Locura o no, Estruendomudo ya ha publicado más de cien títulos, una parte importante de ellos escrita por autores jóvenes, como el peruano Sergio Galarza, el chileno Alvaro Bisama y los argentinos Washington Cucurto y Samanta Schewblin. Para Lasso, dirigir una editorial independiente es importante porque “casi todos los autores arrancan en editoriales independientes. Buenos o malos”. Estruendomudo cuenta con cinco colecciones, pero este editor destaca las series donde han publicado a autores latinoamericanos y la de traducciones: “Muchas cosas nos han guiado a construir nuestro catálogo, pero les seguimos la pista a festivales, ferias del libro, premios, lecturas empáticas, escritores cómplices, entre muchas otras instancias”. Las anécdotas en estos festivales y ferias sobran, pero hay dos que aún recuerda: “Con Cucurto tengo millones de anécdotas reales e imaginarias alrededor de la salsa (y no de la cumbia).
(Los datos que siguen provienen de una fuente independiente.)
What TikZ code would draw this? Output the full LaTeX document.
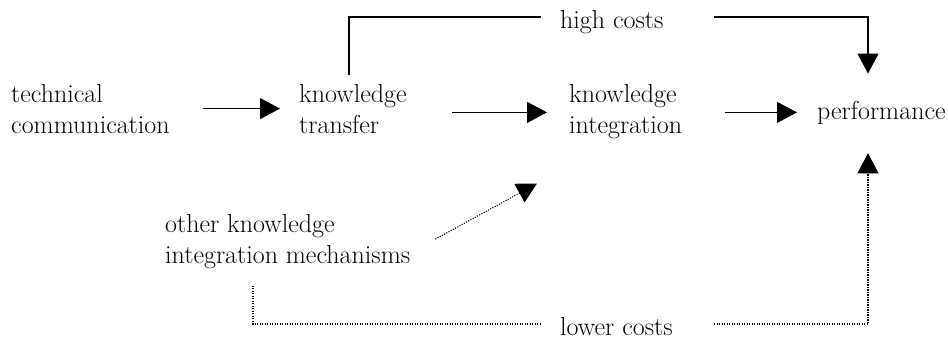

Con Jorge Herralde, que publicó con nosotros Para Roberto Bolaño, hemos viajado en mototaxi camino a la playa de La Herradura, en Lima”.
Un editor (no) tiene memoria
*Constantino Bertolo
Cuando dirigía la editorial Debate, un escritor de cuyo nombre no quiero acordarme, y al que ya le había publicado sus dos primeras novelas, me presentó su nuevo original y, dentro del proceso de interlocución que entiendo forma parte del trabajo del editor, aceptó considerar y trabajar, a partir de algunas de las reservas o sugerencias que le comenté, dejando en claro que eran sugerencias y no imposiciones, por cuanto estaba dispuesto a editar aquella tercera novela en el estado narrativo en el que me la había presentado. Durante las semanas siguientes, seguimos dialogando de manera fluida y concordante sobre las correcciones que iba llevando a cabo.
Mi sorpresa fue total, cuando un 6 de enero leo en la prensa que el susodicho autor acababa de quedar finalista de un conocido y amañado premio literario, que conllevaba tanto una cantidad monetaria sustanciosa como la publicación y promoción de esa novela en la que habíamos estado trabajando. Esa misma mañana me llamó y, con cierto tono de mala conciencia, me presentó sus disculpas, explicándome que no debía sentirme engañado porque yo mismo tenía que comprender que le habían puesto delante, a través de una agente literaria, una oferta que no había podido rechazar y que si no me había dicho nada antes era porque le habían exigido guardar total reserva. Años más tarde, ganó otro premio, todavía más importante y más amañado, y me envió la novela ganadora con una amable dedicatoria en la que firmaba como “el buen ladrón”. La verdad es que guardo todavía esa novela porque no vaya a ser que algún día le den el Nobel, y ese ejemplar con tan singular dedicatoria se cotice al alza.
Cuento esto para señalar que las relaciones de autor y editor deben moverse en ese ámbito, en el de la buena educación y crianza, sin compromisos místicos de lealtad o fidelidad imposibles de exigir, porque esa relación es en definitiva una relación económica.